Algunos han intentado volver, alegando la “expulsión ilegal de sus antepasados”, pero no han logrado el amparo judicial. Conocemos la reclamación jurídica de Salah Den Ajha Garnati, que quiso volver de Tetuán a Granada en 1995, apelando a su origen andalusí. Con este fin, puso en marcha un proceso judicial, pero el juez ordenó su expulsión. Salah Garnati no se dio por vencido y decidió interponer un recurso ante el Tribunal Superior de Justicia de Andalucía. A pesar de que el citado recurso paralizaba la orden de expulsión, a la espera de sentencia firme, Garnati fue obligado a regresar a Marruecos. Volvió a pedir amparo, esta vez al Defensor del Pueblo Andaluz, pero José Chamizo no pudo hacer nada. Para entonces, la orden de expulsión había adquirido firmeza, ya que el abogado de Garnati había abandonado el procedimiento judicial, sin consultar a su cliente, cometiendo un acto de deslealtad profesional. Salah Garnatí fue víctima de indefensión y la sentencia desanimaba a otros descendientes de moriscos a reclamar, por la vía judicial, el derecho al retorno.
Es el caso de una mujer de origen andalusí que reside en Marruecos. Reclamó una reparación política y moral, a través de una carta, pero sin acudir a los tribunales: “Me llamo Niama y soy descendiente de los andalusíes expulsados de al Andalus. Exijo que sean restituidos los derechos civiles arrebatados a mis antepasados. Violentamente expropiados y expulsados de su legítima tierra por las autoridades españolas en el siglo XVII. Me sumo a su reclamación en el convencimiento de que estamos ante un hecho de justicia, equiparable al acto de desagravio que, con tanta solemnidad, se realizó en 1992 con el colectivo de los judíos expulsados de España por los Reyes Católicos en 1492. En el caso de los sefardíes, no fue un obstáculo la lejanía en el tiempo de aquel atropello histórico, acaecido más de dos siglos antes que el caso de los moriscos que ahora nos ocupa. ¿Dónde está la diferencia entonces? El estado español debe pedir perdón, pues no debía de haber expulsados a los moriscos, nadie debe ser expulsados por sus creencias religiosas, fue una INJUSTICIA. Nadie debería discriminar, reprimir o expulsar a nadie, en ningún país del mundo, por sus creencias religiosas o por ser ateos, ni por su forma de vestir, o por pertenecer a minorías étnicas: negros, indígenas…”
Han pasado los años y la primera carta oficial, dirigida por Azzuz Hakim a la monarquía española en 2002, no ha recibido respuesta. El primer congreso internacional celebrado en Granada, en 2009, con motivo del cuarto centenario de la expulsión, no quiso apoyar esta legítima reclamación que plantean los descendientes de moriscos.
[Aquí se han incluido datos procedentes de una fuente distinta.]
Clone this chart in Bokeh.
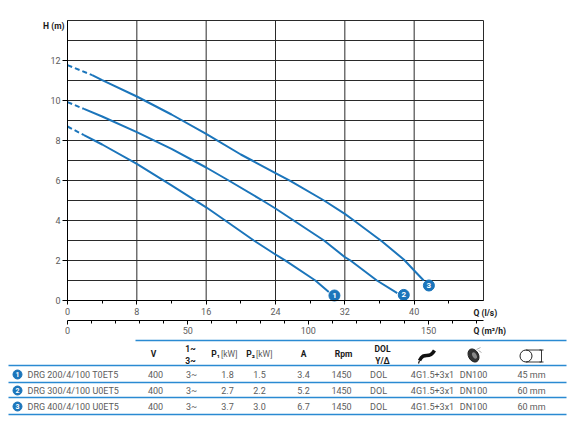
from bokeh.plotting import figure
from bokeh.models import Range1d, LinearAxis, FixedTicker, ColumnDataSource
from bokeh.core.properties import value
from bokeh.embed import file_html
from bokeh.resources import INLINE

# ---------------- data ----------------
q1 = [0, 1.9, 4, 8, 12, 16, 18.2, 21.5, 24, 25.2, 28.6, 30.15]
h1 = [8.7, 8.27, 7.8, 6.83, 5.76, 4.66, 4.0, 3.0, 2.3, 1.98, 1.0, 0.42]
q2 = [0, 1.9, 4, 8, 12, 16, 18.6, 22.5, 24, 26.1, 29.6, 32, 32.65, 35.7, 38.05]
h2 = [9.92, 9.58, 9.2, 8.42, 7.58, 6.65, 6.0, 5.0, 4.6, 4.0, 3.0, 2.17, 2.0, 1.0, 0.37]
q3 = [0, 2.85, 4, 8, 12, 16, 20, 21.3, 24, 25.7, 29.6, 32, 33.05, 36.3, 38.8, 40, 41.1]
h3 = [11.77, 11.27, 11.02, 10.2, 9.3, 8.33, 7.3, 7.0, 6.37, 5.98, 5.0, 4.33, 4.0, 2.95, 2.05, 1.5, 1.0]
dash_until = [1.9, 1.9, 2.85]

marker_q = [30.8, 38.8, 41.7]
marker_h = [0.25, 0.28, 0.75]
marker_txt = ["1", "2", "3"]

q_max = 48
h_max = 14
y_ticks = [0, 2, 4, 6, 8, 10, 12]
x_ticks = [0, 8, 16, 24, 32, 40]
x_minor = [4, 12, 20, 28, 36, 44]
grid_q = [0, 8, 16, 24, 32, 40, 48]
grid_h = list(range(15))
m3h_ticks = [0, 50, 100, 150]
m3h_minor = [10, 20, 30, 40, 60, 70, 80, 90, 110, 120, 130, 140, 160, 170]
LS_TO_M3H = 3.6

models = ["DRG 200/4/100 T0ET5", "DRG 300/4/100 U0ET5", "DRG 400/4/100 U0ET5"]
volts = ["400", "400", "400"]
phase = ["3~", "3~", "3~"]
p1 = ["1.8", "2.7", "3.7"]
p2 = ["1.5", "2.2", "3.0"]
amps = ["3.4", "5.2", "6.7"]
rpm = ["1450", "1450", "1450"]
start = ["DOL", "DOL", "DOL"]
cable = ["4G1.5+3x1", "4G1.5+3x1", "4G1.5+3x1"]
outlet = ["DN100", "DN100", "DN100"]
passage = ["45 mm", "60 mm", "60 mm"]

# ---------------- style / layout ----------------
FONT = "Roboto"
BLUE = "#1b75bb"
TBLUE = "#2a8ad2"
GRID = "#2a2a2a"
GREY = "#5c5c5c"
DARK = "#1a1a1a"

W, H = 567, 423
PX_X = 416 / 48.0      # pixels per l/s
PX_Y = 20.0            # pixels per m
X0_PX, Y0_PX = 67, 300  # pixel position of origin


def px2x(px):
    return (px - X0_PX) / PX_X


def px2y(py):
    return (Y0_PX - py) / PX_Y


p = figure(width=W, height=H, x_range=Range1d(px2x(0), px2x(W)), y_range=Range1d(px2y(H), px2y(0)),
           output_backend="svg", toolbar_location=None, x_axis_type=None, y_axis_type=None,
           min_border=0)
p.title.visible = False
p.outline_line_color = None
p.background_fill_color = "white"
p.border_fill_color = "white"

# grid (drawn from the tick positions)
p.segment(x0=grid_q, y0=[0] * len(grid_q), x1=grid_q, y1=[h_max] * len(grid_q),
          line_color=GRID, line_width=1)
p.segment(x0=[0] * len(grid_h), y0=grid_h, x1=[q_max] * len(grid_h), y1=grid_h,
          line_color=GRID, line_width=1)

# axes
ya = LinearAxis(ticker=FixedTicker(ticks=y_ticks), fixed_location=0, bounds=(0, h_max))
ya.axis_line_color = "black"
ya.major_tick_out = 5
ya.major_tick_in = 0
ya.minor_tick_line_color = None
ya.major_label_standoff = 2
ya.major_label_text_font = FONT
ya.major_label_text_font_size = "9px"
ya.major_label_text_color = GREY
p.add_layout(ya, "left")

xa = LinearAxis(ticker=FixedTicker(ticks=x_ticks, minor_ticks=x_minor), fixed_location=0,
                bounds=(0, q_max))
xa.axis_line_color = "black"
xa.major_tick_out = 4
xa.major_tick_in = 0
xa.minor_tick_out = 3
xa.minor_tick_in = 0
xa.major_label_standoff = 3
xa.major_label_text_font = FONT
xa.major_label_text_font_size = "9px"
xa.major_label_text_color = GREY
p.add_layout(xa, "below")

p.extra_x_ranges = {"m3h": Range1d(px2x(0) * LS_TO_M3H, px2x(W) * LS_TO_M3H)}
xb = LinearAxis(x_range_name="m3h", ticker=FixedTicker(ticks=m3h_ticks, minor_ticks=m3h_minor),
                fixed_location=px2y(320), bounds=(0, q_max * LS_TO_M3H))
xb.axis_line_color = "black"
xb.major_tick_out = 4
xb.major_tick_in = 0
xb.minor_tick_out = 3
xb.minor_tick_in = 0
xb.major_label_standoff = 2
xb.major_label_text_font = FONT
xb.major_label_text_font_size = "9px"
xb.major_label_text_color = GREY
p.add_layout(xb, "below")

# curves
for qs, hs, d in zip([q1, q2, q3], [h1, h2, h3], dash_until):
    dq = [q for q in qs if q <= d]
    dh = [h for q, h in zip(qs, hs) if q <= d]
    sq = [q for q in qs if q >= d]
    sh = [h for q, h in zip(qs, hs) if q >= d]
    p.line(dq, dh, line_color=BLUE, line_width=2, line_dash="5 3")
    p.line(sq, sh, line_color=BLUE, line_width=2, line_join="round")

msrc = ColumnDataSource(dict(x=marker_q, y=marker_h, t=marker_txt))
p.scatter("x", "y", source=msrc, size=11, marker="circle", fill_color=BLUE, line_color=BLUE)
p.text("x", "y", text="t", source=msrc, text_color="white", text_font=value(FONT),
       text_font_size="8px", text_font_style="bold", text_align="center", text_baseline="middle")


def ptext(px, py, s, bold=False, size="9px", align="center", color=GREY):
    p.text(x=[px2x(px)], y=[px2y(py)], text=[s], text_font=value(FONT), text_font_size=size,
           text_font_style="bold" if bold else "normal", text_align=align,
           text_baseline="middle", text_color=color)


# axis titles
ptext(64, 25, "H (m)", bold=True, size="8.5px", align="right", color=DARK)
ptext(473, 312, "Q (l/s)", bold=True, size="8.5px", align="left", color=DARK)
ptext(473, 330, "Q (m³/h)", bold=True, size="8.5px", align="left", color=DARK)

# ---------------- table ----------------
p.segment(x0=[px2x(135)], y0=[px2y(340)], x1=[px2x(566)], y1=[px2y(340)],
          line_color=TBLUE, line_width=1.5)
sep_y = [365, 382, 397, 414]
p.segment(x0=[px2x(8)] * 4, y0=[px2y(v) for v in sep_y], x1=[px2x(566)] * 4,
          y1=[px2y(v) for v in sep_y], line_color=TBLUE, line_width=1.5)

HS = "8.5px"
ptext(153, 353, "V", bold=True, size=HS, color=DARK)
ptext(190, 348, "1~", bold=True, size=HS, color=DARK)
ptext(190, 360, "3~", bold=True, size=HS, color=DARK)
ptext(219.5, 353, "P₁", bold=True, size=HS, align="right", color=DARK)
ptext(220.5, 353, "[kW]", size=HS, align="left", color=GREY)
ptext(254.5, 353, "P₂", bold=True, size=HS, align="right", color=DARK)
ptext(255.5, 353, "[kW]", size=HS, align="left", color=GREY)
ptext(303, 353, "A", bold=True, size=HS, color=DARK)
ptext(343, 353, "Rpm", bold=True, size=HS, color=DARK)
ptext(382, 348, "DOL", bold=True, size=HS, color=DARK)
ptext(382, 360, "Y/Δ", bold=True, size=HS, color=DARK)

# icons
p.bezier(x0=[px2x(419)], y0=[px2y(360)], x1=[px2x(434)], y1=[px2y(350)],
         cx0=[px2x(424)], cy0=[px2y(350)], cx1=[px2x(428)], cy1=[px2y(360)],
         line_color="#111", line_width=3.5)
p.segment(x0=[px2x(419)], y0=[px2y(360)], x1=[px2x(418)], y1=[px2y(363)],
          line_color="#111", line_width=1.2)
p.ellipse(x=[px2x(473)], y=[px2y(355)], width=10, height=14, angle=0.5,
          width_units="screen", height_units="screen", fill_color="#333", line_color="#222")
p.ellipse(x=[px2x(474)], y=[px2y(355)], width=4, height=7, angle=0.5,
          width_units="screen", height_units="screen", fill_color="#888", line_color=None)
p.segment(x0=[px2x(476), px2x(478)], y0=[px2y(349), px2y(350)], x1=[px2x(480), px2x(481)],
          y1=[px2y(347), px2y(352)], line_color="#999", line_width=0.8)
p.scatter(x=[px2x(525.5)], y=[px2y(355.5)], size=12, marker="circle", fill_color=None,
          line_color="#222", line_width=1)
p.segment(x0=[px2x(525.5), px2x(525.5), px2x(541), px2x(539), px2x(539)],
          y0=[px2y(349.5), px2y(361.5), px2y(349.5), px2y(349.5), px2y(361.5)],
          x1=[px2x(541), px2x(541), px2x(541), px2x(543), px2x(543)],
          y1=[px2y(349.5), px2y(361.5), px2y(361.5), px2y(349.5), px2y(361.5)],
          line_color="#222", line_width=0.9)

# rows
row_py = [374, 390, 406]
row_y = [px2y(v) for v in row_py]
nsrc = ColumnDataSource(dict(x=[px2x(17)] * 3, y=row_y, t=marker_txt))
p.scatter("x", "y", source=nsrc, size=9, marker="circle", fill_color=BLUE, line_color=BLUE)
p.text("x", "y", text="t", source=nsrc, text_color="white", text_font=value(FONT),
       text_font_size="7px", text_font_style="bold", text_align="center", text_baseline="middle")

cols = [(27, models, "left"), (155, volts, "center"), (191, phase, "center"),
        (227, p1, "center"), (259, p2, "center"), (303, amps, "center"),
        (341, rpm, "center"), (378, start, "center"), (432, cable, "center"),
        (473, outlet, "center"), (531, passage, "center")]
for px, vals, al in cols:
    src = ColumnDataSource(dict(x=[px2x(px)] * len(vals), y=row_y, t=vals))
    p.text("x", "y", text="t", source=src, text_font=value(FONT), text_font_size="9px",
           text_color=GREY, text_align=al, text_baseline="middle")

open("out.html", "w").write(file_html(p, INLINE))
Y el segundo congreso de 2018, también se negó a manifestar su apoyo a la comunidad de origen andalusí en Marruecos. Fue organizado por la Universidad de Granada en la Alpujarra, con motivo de los 450 años de la rebelión de los moriscos, y el rey Felipe VI ostentaba la presidencia de honor de este congreso, aunque nunca hizo acto de presencia. Granada Abierta solicitó a los organizadores que transmitieran al monarca la obligación moral de reparar la injusticia cometida contra los moriscos por sus antecesores, Felipe II y Felipe III. Por supuesto, la petición fue rechazada.
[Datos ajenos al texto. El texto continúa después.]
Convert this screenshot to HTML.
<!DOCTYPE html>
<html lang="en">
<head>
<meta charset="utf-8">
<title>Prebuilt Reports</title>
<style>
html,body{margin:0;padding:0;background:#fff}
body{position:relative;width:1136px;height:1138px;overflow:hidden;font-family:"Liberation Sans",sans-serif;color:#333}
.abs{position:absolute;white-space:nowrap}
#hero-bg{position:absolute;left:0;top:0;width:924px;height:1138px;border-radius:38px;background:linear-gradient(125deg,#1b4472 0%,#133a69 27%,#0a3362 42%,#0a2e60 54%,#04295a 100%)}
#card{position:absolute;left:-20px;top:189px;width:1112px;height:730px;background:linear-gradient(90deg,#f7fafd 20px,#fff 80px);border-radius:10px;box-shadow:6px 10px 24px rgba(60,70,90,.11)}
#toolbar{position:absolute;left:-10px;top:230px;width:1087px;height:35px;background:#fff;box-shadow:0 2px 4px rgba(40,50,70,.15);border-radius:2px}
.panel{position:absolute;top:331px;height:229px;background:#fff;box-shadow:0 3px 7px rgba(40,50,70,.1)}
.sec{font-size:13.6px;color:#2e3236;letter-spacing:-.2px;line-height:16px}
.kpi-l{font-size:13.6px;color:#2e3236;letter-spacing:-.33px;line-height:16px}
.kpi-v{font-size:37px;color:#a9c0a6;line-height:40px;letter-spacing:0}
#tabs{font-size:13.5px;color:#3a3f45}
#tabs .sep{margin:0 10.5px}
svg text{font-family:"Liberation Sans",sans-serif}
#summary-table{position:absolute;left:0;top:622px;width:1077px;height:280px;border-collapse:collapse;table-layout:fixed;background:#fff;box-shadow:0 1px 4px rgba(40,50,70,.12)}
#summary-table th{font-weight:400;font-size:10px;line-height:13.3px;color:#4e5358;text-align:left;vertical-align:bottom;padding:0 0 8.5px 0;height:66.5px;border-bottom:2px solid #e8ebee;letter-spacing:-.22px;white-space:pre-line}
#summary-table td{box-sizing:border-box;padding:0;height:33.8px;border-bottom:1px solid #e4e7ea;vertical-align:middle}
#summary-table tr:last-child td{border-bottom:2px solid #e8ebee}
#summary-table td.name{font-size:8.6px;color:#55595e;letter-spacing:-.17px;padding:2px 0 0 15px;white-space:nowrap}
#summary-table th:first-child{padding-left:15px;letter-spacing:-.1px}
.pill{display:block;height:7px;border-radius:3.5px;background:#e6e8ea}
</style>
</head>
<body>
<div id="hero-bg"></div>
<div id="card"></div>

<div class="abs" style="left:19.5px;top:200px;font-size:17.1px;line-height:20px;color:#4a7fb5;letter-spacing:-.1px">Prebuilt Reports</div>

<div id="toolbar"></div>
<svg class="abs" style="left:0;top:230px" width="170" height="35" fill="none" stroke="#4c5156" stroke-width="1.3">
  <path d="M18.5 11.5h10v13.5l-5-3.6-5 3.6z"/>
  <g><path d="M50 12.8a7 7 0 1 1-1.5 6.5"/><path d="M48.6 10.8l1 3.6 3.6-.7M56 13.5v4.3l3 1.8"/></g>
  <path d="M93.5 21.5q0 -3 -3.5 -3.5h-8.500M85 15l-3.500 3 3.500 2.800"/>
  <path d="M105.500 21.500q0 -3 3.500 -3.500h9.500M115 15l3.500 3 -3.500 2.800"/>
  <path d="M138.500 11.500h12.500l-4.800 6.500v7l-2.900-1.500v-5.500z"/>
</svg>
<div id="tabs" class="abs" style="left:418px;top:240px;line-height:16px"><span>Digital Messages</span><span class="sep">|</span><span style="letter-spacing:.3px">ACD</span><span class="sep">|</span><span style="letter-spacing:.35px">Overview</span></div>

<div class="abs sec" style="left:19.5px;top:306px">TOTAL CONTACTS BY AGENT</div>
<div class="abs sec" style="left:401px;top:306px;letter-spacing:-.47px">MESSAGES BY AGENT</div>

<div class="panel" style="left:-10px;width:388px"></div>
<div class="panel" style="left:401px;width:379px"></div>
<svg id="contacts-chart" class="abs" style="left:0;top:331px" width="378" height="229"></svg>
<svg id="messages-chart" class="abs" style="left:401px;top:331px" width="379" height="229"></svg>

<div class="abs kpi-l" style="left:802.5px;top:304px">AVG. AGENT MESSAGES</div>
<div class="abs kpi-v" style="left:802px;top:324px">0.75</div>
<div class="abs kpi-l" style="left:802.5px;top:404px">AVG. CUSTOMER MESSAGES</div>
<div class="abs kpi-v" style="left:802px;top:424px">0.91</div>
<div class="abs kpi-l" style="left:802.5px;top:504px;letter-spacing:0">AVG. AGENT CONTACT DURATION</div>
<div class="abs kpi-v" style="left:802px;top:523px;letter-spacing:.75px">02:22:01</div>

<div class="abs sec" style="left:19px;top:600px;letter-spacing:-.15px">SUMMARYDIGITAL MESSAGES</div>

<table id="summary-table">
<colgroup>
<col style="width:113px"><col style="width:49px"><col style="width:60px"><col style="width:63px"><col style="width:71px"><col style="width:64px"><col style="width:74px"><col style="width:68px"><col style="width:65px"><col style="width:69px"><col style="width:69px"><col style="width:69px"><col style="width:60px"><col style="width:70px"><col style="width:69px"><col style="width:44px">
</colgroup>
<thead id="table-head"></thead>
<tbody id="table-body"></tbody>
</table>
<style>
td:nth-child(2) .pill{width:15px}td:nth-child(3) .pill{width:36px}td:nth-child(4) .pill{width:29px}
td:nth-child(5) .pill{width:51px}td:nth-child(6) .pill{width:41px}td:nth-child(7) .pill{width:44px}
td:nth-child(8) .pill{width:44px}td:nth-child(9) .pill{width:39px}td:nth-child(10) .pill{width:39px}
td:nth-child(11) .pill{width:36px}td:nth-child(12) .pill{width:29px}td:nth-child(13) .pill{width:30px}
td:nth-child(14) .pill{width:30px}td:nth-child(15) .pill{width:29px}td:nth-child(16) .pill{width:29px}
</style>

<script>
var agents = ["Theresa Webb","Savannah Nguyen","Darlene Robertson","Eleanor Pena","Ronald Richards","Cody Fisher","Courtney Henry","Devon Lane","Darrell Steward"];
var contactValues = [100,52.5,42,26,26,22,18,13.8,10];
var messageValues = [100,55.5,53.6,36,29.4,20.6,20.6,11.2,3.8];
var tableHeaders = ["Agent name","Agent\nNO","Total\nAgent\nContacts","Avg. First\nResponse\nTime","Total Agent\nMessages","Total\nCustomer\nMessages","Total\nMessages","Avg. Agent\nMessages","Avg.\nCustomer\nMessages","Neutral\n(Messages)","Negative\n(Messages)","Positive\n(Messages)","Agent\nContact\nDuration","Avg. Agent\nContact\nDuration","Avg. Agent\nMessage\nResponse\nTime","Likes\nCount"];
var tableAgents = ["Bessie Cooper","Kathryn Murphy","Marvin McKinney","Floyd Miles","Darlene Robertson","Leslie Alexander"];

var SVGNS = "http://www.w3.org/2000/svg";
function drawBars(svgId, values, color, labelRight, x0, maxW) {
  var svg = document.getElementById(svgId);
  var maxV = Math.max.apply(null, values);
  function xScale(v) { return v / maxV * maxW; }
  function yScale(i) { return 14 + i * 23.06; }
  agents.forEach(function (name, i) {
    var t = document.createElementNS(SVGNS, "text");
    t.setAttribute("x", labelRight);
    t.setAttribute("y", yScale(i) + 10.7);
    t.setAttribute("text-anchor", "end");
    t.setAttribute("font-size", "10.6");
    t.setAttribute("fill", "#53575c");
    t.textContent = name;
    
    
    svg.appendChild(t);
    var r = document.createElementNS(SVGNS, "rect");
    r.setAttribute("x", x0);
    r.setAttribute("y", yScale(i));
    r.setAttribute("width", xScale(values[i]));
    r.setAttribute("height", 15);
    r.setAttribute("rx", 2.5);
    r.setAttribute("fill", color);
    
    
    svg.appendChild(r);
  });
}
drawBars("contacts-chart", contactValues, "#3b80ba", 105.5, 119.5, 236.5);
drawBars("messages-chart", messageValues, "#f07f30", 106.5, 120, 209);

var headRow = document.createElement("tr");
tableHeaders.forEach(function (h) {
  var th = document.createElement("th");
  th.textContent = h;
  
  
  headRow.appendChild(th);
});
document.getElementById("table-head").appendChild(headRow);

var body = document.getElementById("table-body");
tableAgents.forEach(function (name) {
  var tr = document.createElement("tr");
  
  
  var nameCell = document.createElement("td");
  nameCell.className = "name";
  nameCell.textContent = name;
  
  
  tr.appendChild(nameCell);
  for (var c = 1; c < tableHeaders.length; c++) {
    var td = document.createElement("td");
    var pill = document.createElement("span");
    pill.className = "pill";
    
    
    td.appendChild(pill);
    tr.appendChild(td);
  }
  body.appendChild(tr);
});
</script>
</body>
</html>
Se supone que los congresos se organizan para debatir, pero nadie quiso hacerlo. Tras presentar nuestra comunicación, se produjo un sospechoso silencio. Ninguna pregunta por parte de los catedráticos, profesores y alumnos de historia medieval que participaban en lo que parecía un cónclave científico. Nos dimos cuenta, entonces, que habíamos planteado un tema tabú, incómodo para la historiografía oficial. Después supimos que nuestra comunicación se había colado en el congreso por un despiste de los organizadores. Paradójicamente, este congreso se titulaba “Recordar la guerra, construir la paz”, pero no deja de ser un título retórico, pues sin justicia, no es posible la paz ni la reconciliación. La deuda histórica con los moriscos sigue pendiente.